Дедушка Георгий Стрельцов скончался задолго до моего рождения, а Матрёна Стрельцова — немножко запомнилась благообразной старушкой с тонкими, восковыми чертами лица. Она тихо отошла в 1982 году в Новокузнецке. Мы приехали на похороны, и, честно говоря, я был удивлён количеством родни. Хоронили бабу Матрёну как-то не так, как я ранее видел. С каким-то особым почтением, с отмеренными движениями, без суеты, словно королеву.
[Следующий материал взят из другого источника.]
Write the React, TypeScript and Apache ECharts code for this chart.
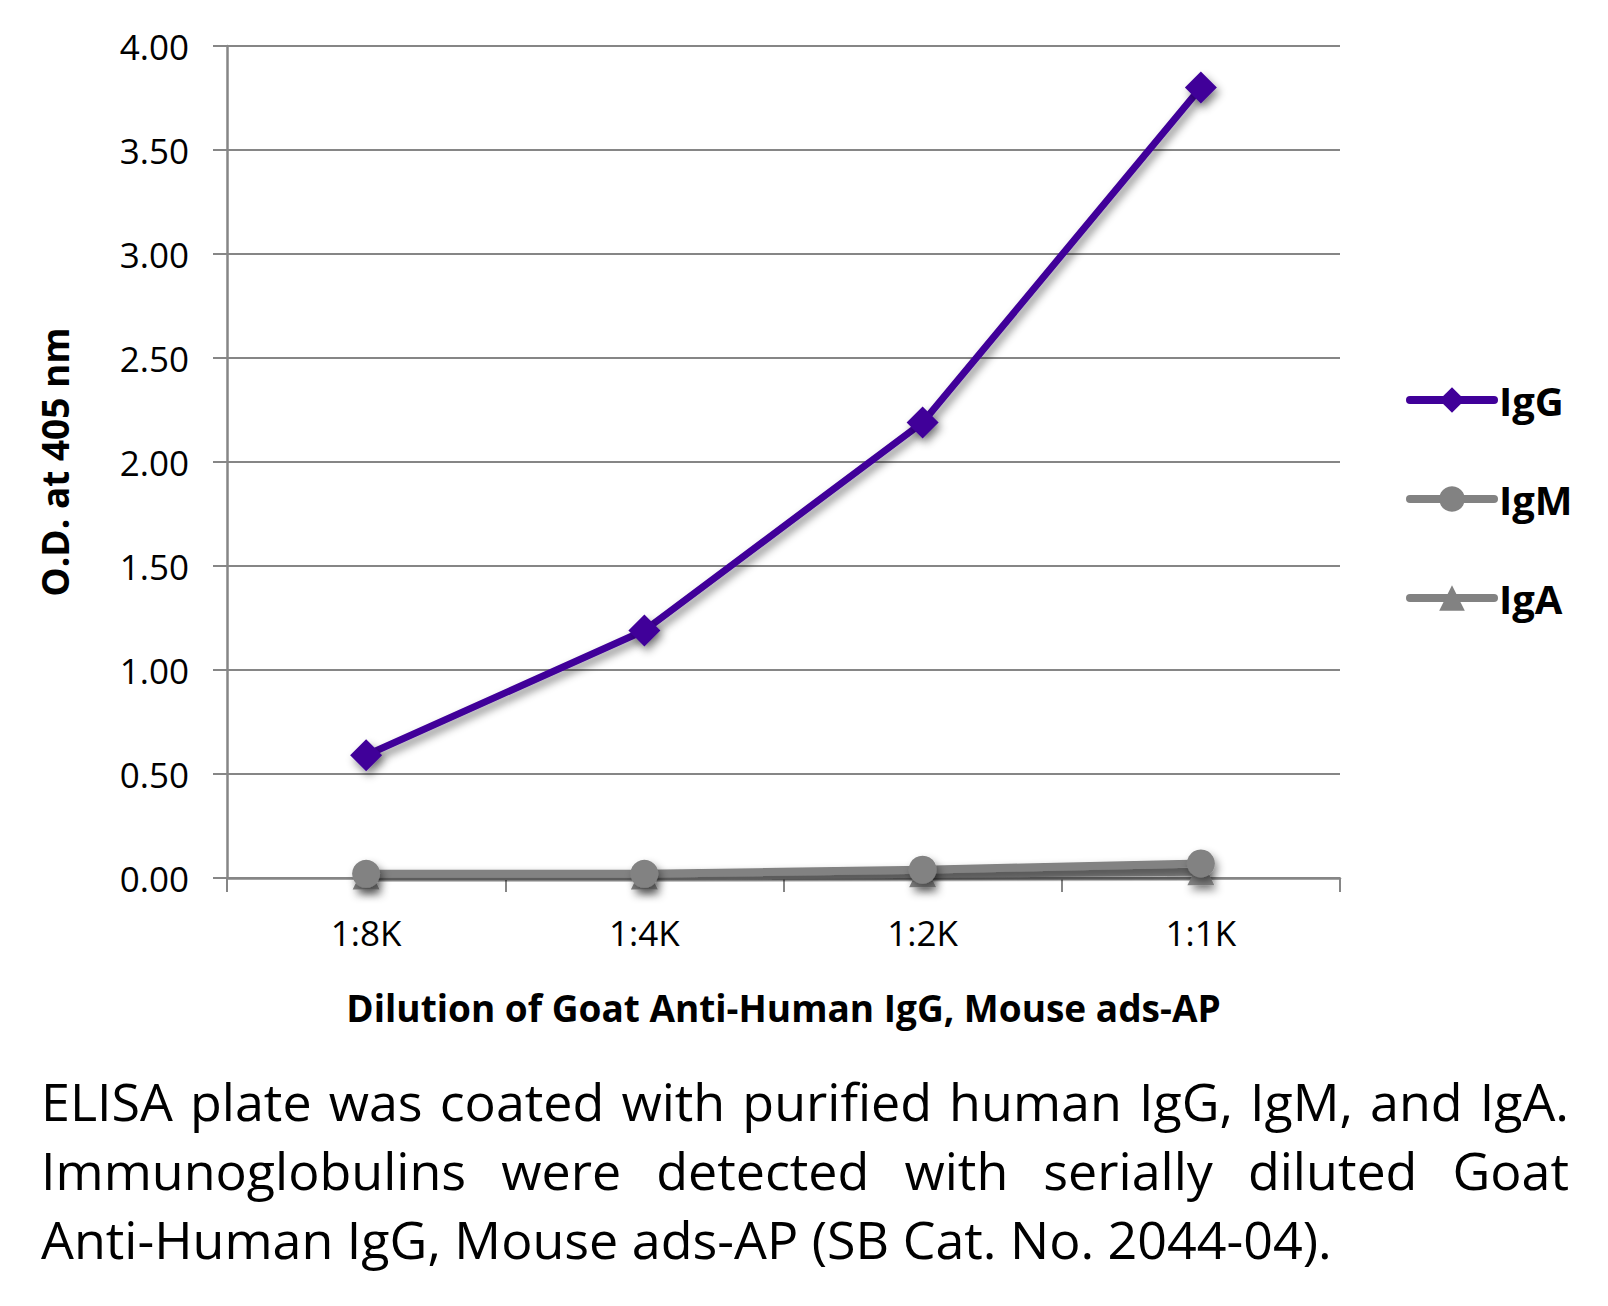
import React, { useEffect, useRef } from "react";
import * as echarts from "echarts";

const categories = ["1:8K", "1:4K", "1:2K", "1:1K"];
const igGValues = [0.59, 1.19, 2.19, 3.8];
const igMValues = [0.02, 0.02, 0.04, 0.07];
const igAValues = [0.01, 0.01, 0.02, 0.03];
const seriesNames = ["IgG", "IgM", "IgA"];
const yMin = 0;
const yMax = 4;
const yInterval = 0.5;
const xTitle = "Dilution of Goat Anti-Human IgG, Mouse ads-AP";
const yTitle = "O.D. at 405 nm";
const captionLine1Words = ["ELISA", "plate", "was", "coated", "with", "purified", "human", "IgG,", "IgM,", "and", "IgA."];
const captionLine2Words = ["Immunoglobulins", "were", "detected", "with", "serially", "diluted", "Goat"];
const captionLine3 = "Anti-Human IgG, Mouse ads-AP (SB Cat. No. 2044-04).";

const FONT = "'Open Sans', 'Noto Sans', sans-serif";
const PURPLE = "#400099";
const GRAY = "#828282";

function justifiedWords(words: string[], font: string, left: number, right: number, y: number) {
  const ctx = document.createElement("canvas").getContext("2d")!;
  ctx.font = font;
  const widths = words.map((w) => ctx.measureText(w).width);
  const total = widths.reduce((a, b) => a + b, 0);
  const gap = (right - left - total) / (words.length - 1);
  let x = left;
  return words.map((w, i) => {
    const el = {
      type: "text",
      x,
      y,
      style: { text: w, font, fill: "#000", align: "left", verticalAlign: "middle" },
    };
    x += widths[i] + gap;
    return el;
  });
}

export default function App() {
  const ref = useRef<HTMLDivElement>(null);
  useEffect(() => {
    document.body.style.margin = "0";
    const chart = echarts.init(ref.current!, undefined, { renderer: "svg" });
    const shadow = {
      shadowColor: "rgba(0,0,0,0.45)",
      shadowBlur: 8,
      shadowOffsetX: 3,
      shadowOffsetY: 5,
    };
    const captionFont = `52px ${FONT}`;
    const graphic: any[] = [
      ...justifiedWords(captionLine1Words, captionFont, 41, 1569, 1100),
      ...justifiedWords(captionLine2Words, captionFont, 41, 1569, 1169),
      {
        type: "text",
        x: 41,
        y: 1238,
        style: { text: captionLine3, font: captionFont, fill: "#000", verticalAlign: "middle" },
      },
    ];

    chart.setOption({
      animation: false,
      backgroundColor: "#fff",
      grid: { left: 227, right: 268, top: 46, bottom: 428, containLabel: false },
      legend: {
        orient: "vertical",
        left: 1401,
        top: 375,
        itemWidth: 84,
        itemHeight: 32,
        itemGap: 59,
        data: seriesNames,
        textStyle: { fontFamily: FONT, fontWeight: "bold", fontSize: 40, color: "#000", padding: [0, 0, 0, 0] },
        lineStyle: { shadowBlur: 0, shadowOffsetX: 0, shadowOffsetY: 0, shadowColor: "transparent", width: 8, cap: "round" },
        itemStyle: { shadowBlur: 0, shadowOffsetX: 0, shadowOffsetY: 0, shadowColor: "transparent" },
      },
      xAxis: {
        type: "category",
        data: categories,
        boundaryGap: true,
        name: xTitle,
        nameLocation: "middle",
        nameGap: 111,
        nameTextStyle: { fontFamily: FONT, fontWeight: "bold", fontSize: 37, color: "#000" },
        axisLine: { show: true, lineStyle: { color: "#868686", width: 2.5 } },
        axisTick: { show: true, length: 14, lineStyle: { color: "#868686", width: 2 } },
        axisLabel: { fontFamily: FONT, fontSize: 35, color: "#000", margin: 37 },
        splitLine: { show: false },
      },
      yAxis: {
        type: "value",
        min: yMin,
        max: yMax,
        interval: yInterval,
        name: yTitle,
        nameLocation: "middle",
        nameGap: 154,
        nameTextStyle: { fontFamily: FONT, fontWeight: "bold", fontSize: 37, color: "#000" },
        axisLine: { show: true, lineStyle: { color: "#868686", width: 2.5 } },
        axisTick: { show: true, length: 14, lineStyle: { color: "#868686", width: 2 } },
        axisLabel: {
          fontFamily: FONT,
          fontSize: 35,
          color: "#000",
          margin: 38,
          formatter: (v: number) => v.toFixed(2),
        },
        splitLine: { show: true, lineStyle: { color: "#868686", width: 2 } },
      },
      graphic,
      series: [
        {
          name: "IgA",
          type: "line",
          data: igAValues,
          symbol: "triangle",
          symbolSize: 27,
          lineStyle: { color: GRAY, width: 8, ...shadow },
          itemStyle: { color: GRAY, ...shadow },
          z: 3,
        },
        {
          name: "IgM",
          type: "line",
          data: igMValues,
          symbol: "circle",
          symbolSize: 28,
          lineStyle: { color: GRAY, width: 8, ...shadow },
          itemStyle: { color: GRAY, ...shadow },
          z: 4,
        },
        {
          name: "IgG",
          type: "line",
          data: igGValues,
          symbol: "diamond",
          symbolSize: 32,
          lineStyle: { color: PURPLE, width: 7, ...shadow },
          itemStyle: { color: PURPLE, ...shadow },
          z: 5,
        },
      ],
    });
    return () => chart.dispose();
  }, []);
  return <div ref={ref} style={{ width: 1608, height: 1306 }} />;
}
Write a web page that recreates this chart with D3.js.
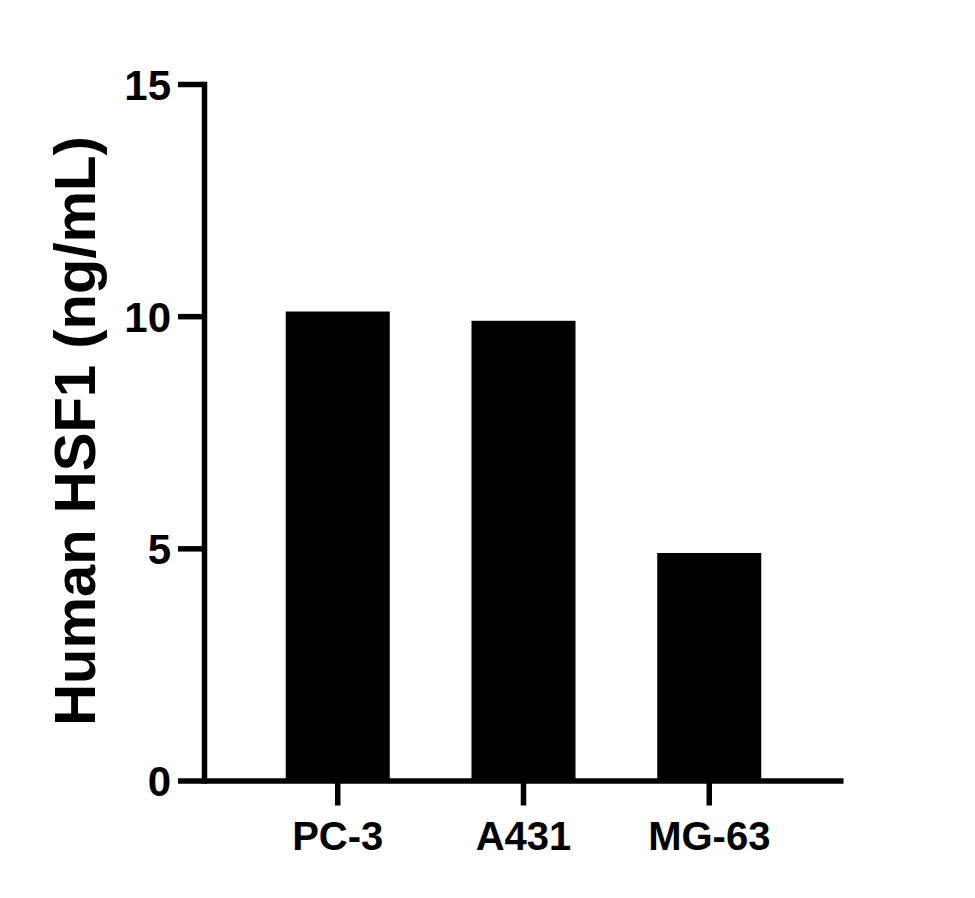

По тёмным и малодостоверным слухам папа Матрёны был весьма состоятельным московским купцом и, словно герой пьес Островского, мечтал получить дворянство для своего рода. И этого мог достичь, выдав свою дочь за дворянина. А тут у дочери закрутилась любовь с семейным фельдшером Георгием, за что ему было отказано от дома, и тот записался добровольцем на германскую войну. Работал в фельдшерском пункте на передовой и очень быстро попал в плен. В плену он работал батраком в хозяйстве какого-то бюргера, где и сошёлся с такой же батрачкой, но немецкого происхождения.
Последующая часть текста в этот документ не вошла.